When “The Voice” came along, though, she said he really liked the idea of being judged solely on his talent, rather than on his looks.
Watching her brother perform each week, Pierce said she’s seen her shy sibling turn into a confident multi-genre musician.
“I think the first time he realized that he might be able to go all the way –– or at least I could tell in his face and by his reaction –– was the first week that America voted for him,” she said. “I think that was really just, to all of us, a validation and confirmation that he was relevant and that people did love him. Surprisingly enough I think a lot of people see Cole and they think that he’s just going to be a country singer ... but he’s really soulful and he really gravitates a lot to artists like John Mayer and James Morrison and Bruno Mars.”

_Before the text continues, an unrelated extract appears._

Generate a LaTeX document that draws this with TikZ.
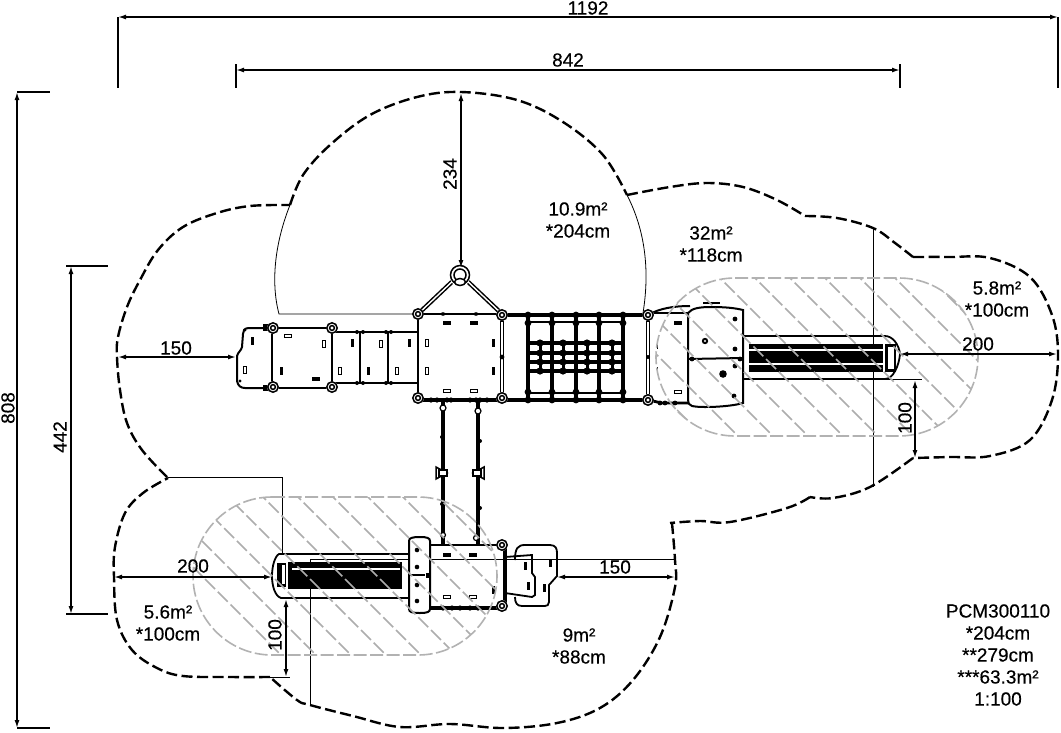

Belting out a range of songs so far on the show, such as Hall and Oates’ “Rich Girl,” Vince Gill’s “I Still Believe in You,” and Rod Stewart’s “Maggie May,” Pierce said if she had to guess, Vosbury probably favored his performances of Miguel’s “Adorn” and James Morrison’s “Better Man” the most.
She said the James Morrison tune “reminds him of someone special in his life and that’s a song that he’s sung at weddings in our family and it’s just a song that’s dear to his heart.”
While she and her kids, Kelton, 18, and Katlyn, 17, rally for Vosbury with family and friends each week, something she’s gotten a laugh out of is the attention her brother has gotten for his beard.
“I think everybody thinks everybody from Louisiana must have a beard,” Pierce said. “It’s gotten a lot of attention.”
The musician’s beard even has its own Twitter handle, “@Coles_Beard” which currently has more than 1,900 followers.
Not exactly sure how the social media buzz behind her brother’s beard got started, Pierce said it’s been funny to watch the little pranks and references to it on the show.
Now that Vosbury’s made it to the semifinals portion of the competition, she said during Tuesday’s results show she’ll be at a viewing party at Hooters in Johnson City, holding her breath and hoping her little brother moves on to secure a spot in the finals.
“It’s been so wonderful watching him kind of come out of his shell and really start showing the world his real personality,” Pierce said. “I’m overwhelmed with being proud of him and ... that he is going after his dreams. He really is fulfilling his purpose of what, I feel like, he’s been blessed to do. He has such talents and such gifts, so it’s one thing coming from a family’s perspective, to be proud of him. It’s a whole other thing whenever you see America is on that same bandwagon. Being proud of him is an understatement.”
“The Voice” airs tonight at 8 and the results show is Tuesday at 9 p.m.